Casting cassandra timestamp column as timeuuid

1.3k views Asked by At

I'm getting events from Kafka and storing into Cassandra. Parsing json which contains fields eventID, sessionID, timestamp, userID to create columns for Cassandra table which looks like this:

cassandra@cqlsh> CREATE TABLE mydata.events (
   ...     "event_date" date,
   ...     "eventID" text,
   ...     "userID" text,
   ...     timestamp timeuuid,
   ...     "sessionID" text,
   ...     "fullJson" text,
   ...     PRIMARY KEY ("event_date", timestamp, "sessionID")

and in code:

case class cassandraFormat(
                       eventID: String, 
                       sessionID: String,
                       timeuuid: UUID, // timestamp as timeuuid
                       userID: String,
                       event_date: LocalDate, // YYYY-MM-dd format
                       fullJson: String // full json from Kafka
                     )

I need to add timestamp column as timeuuid. Since I'm parsing from json, extracted all values from header and created columns in this fashion:

 val allJson = rdd.
            map(x => {
              implicit val formats: DefaultFormats.type = org.json4s.DefaultFormats
              //use serialization default to format a Map to JSON
              (x, Serialization.write(x))
            }).
            filter(x => x._1 isDefinedAt "header").
            map(x => (x._1("header"), x._2)).
            filter(x => (x._1 isDefinedAt "userID") &&
              (x._1 isDefinedAt "eventID") &&
              (x._1 isDefinedAt "sessionID") &&
              (x._1 isDefinedAt "timestamp").
            map(x => cassFormat(x._1("eventID").toString,
              x._1("sessionID").toString,
              com.datastax.driver.core.utils.UUIDs.startOf(x._1("timestamp").toString.toLong),
              x._1("userID").toString,
              com.datastax.driver.core.LocalDate.fromMillisSinceEpoch(x._1("timestamp").toString.toLong),
              x._2))

This part:

com.datastax.driver.core.utils.UUIDs.startOf(x._1("timestamp").toString.toLong)

is generating Error

java.lang.NumberFormatException: For input string: "2019-05-09T09:00:52.553+0000" at java.lang.NumberFormatException.forInputString(NumberFormatException.java:65)

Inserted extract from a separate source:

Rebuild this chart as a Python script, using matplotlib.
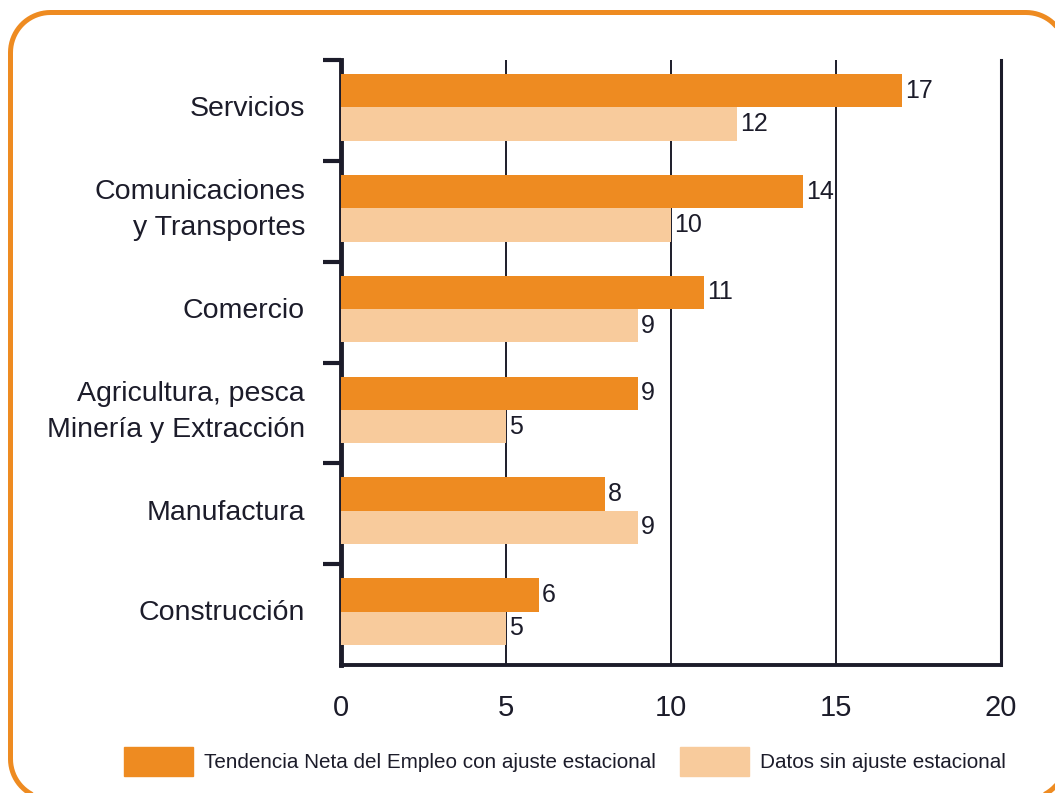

Even tried: java.util.UUID.fromString(x._1("timestamp").toString, also generating same Error. How to properly cast/convert timestamp as timeuuid and insert into Cassandra via spark job

3

There are 3 answers

0
dejanmarich On BEST ANSWER

I managed to do it, converting timestamp format to dateTime and to millis, then generate uuid:

val dateTimePattern = "yyyy-MM-dd'T'HH:mm:ss.SSSZ"
val dateFormatter = DateTimeFormatter.ofPattern(dateTimePattern)

val allJson = rdd.
              map(x => {
                implicit val formats: DefaultFormats.type = org.json4s.DefaultFormats
                //use serialization default to format a Map to JSON
                (x, Serialization.write(x))
              }).
              filter(x => x._1 isDefinedAt "header").
              map(x => (x._1("header"), x._2)).
              filter(x => (x._1 isDefinedAt "userID") &&
                (x._1 isDefinedAt "eventID") &&
                (x._1 isDefinedAt "sessionID") &&
                (x._1 isDefinedAt "timestamp").
              map(x => {
                var millis: Long  = System.currentTimeMillis() // if timestamp format is invalid, put current timestamp instead
                try {
                  val dateStr: String = x._1("timestamp").asInstanceOf[String]
                  // timestamp from event json
                  // create DateTime from Timestamp string
                  val dateTime: ZonedDateTime = ZonedDateTime.parse(dateStr, dateFormatter)
                  // create millis from DateTime
                  millis = dateTime.toInstant.toEpochMilli
                } catch {
                  case e: Exception =>
                    e.printStackTrace()
                }
                // generate timeuuid
                val uuid = new UUID(UUIDs.startOf(millis).getMostSignificantBits, random.nextLong)
                // generate eventDate
                val eventDate = com.datastax.driver.core.LocalDate.fromMillisSinceEpoch(millis)
                cassFormat(x._1("eventID").toString,
                  x._1("sessionID").toString,
                  uuid,
                  x._1("userID").toString,
                  eventDate,
                  x._2)
              })
            allJson.saveToCassandra(CASSANDRA_KEYSPACE_NAME, CASSANDRA_EVENTS_TABLE)
        }
      })

timestamp column in cassandra now looks like: 58976340-7313-11e9-910d-60dce7513b94

1
Dionysis Nt. On

You have a string that is not a number and you are trying to convert it into one using toLong. thus the exception.

Looking at this, it looks like you can get a UUID based on some timestamp using this method:

public static UUID getTimeUUID(long when)

You are gonna have to parse the string into a DateTime or an Instant then pass the milliseconds of that DateTime/ Instant to getTimeUUID

0
Maciej Szymczyk On

I've solved that problem with UDF.

import com.datastax.driver.core.utils.UUIDs
import org.apache.spark.sql.functions.udf
 
val toTimeuuid: java.sql.Timestamp => String = x => UUIDs.startOf(x.getTime()).toString()
val fromTimeuuid: String => java.sql.Timestamp = x => new java.sql.Timestamp(UUIDs.unixTimestamp(java.util.UUID.fromString(x)))
 
val toTimeuuidUDF = udf(toTimeuuid)
val fromTimeuuidUDF = udf(fromTimeuuid)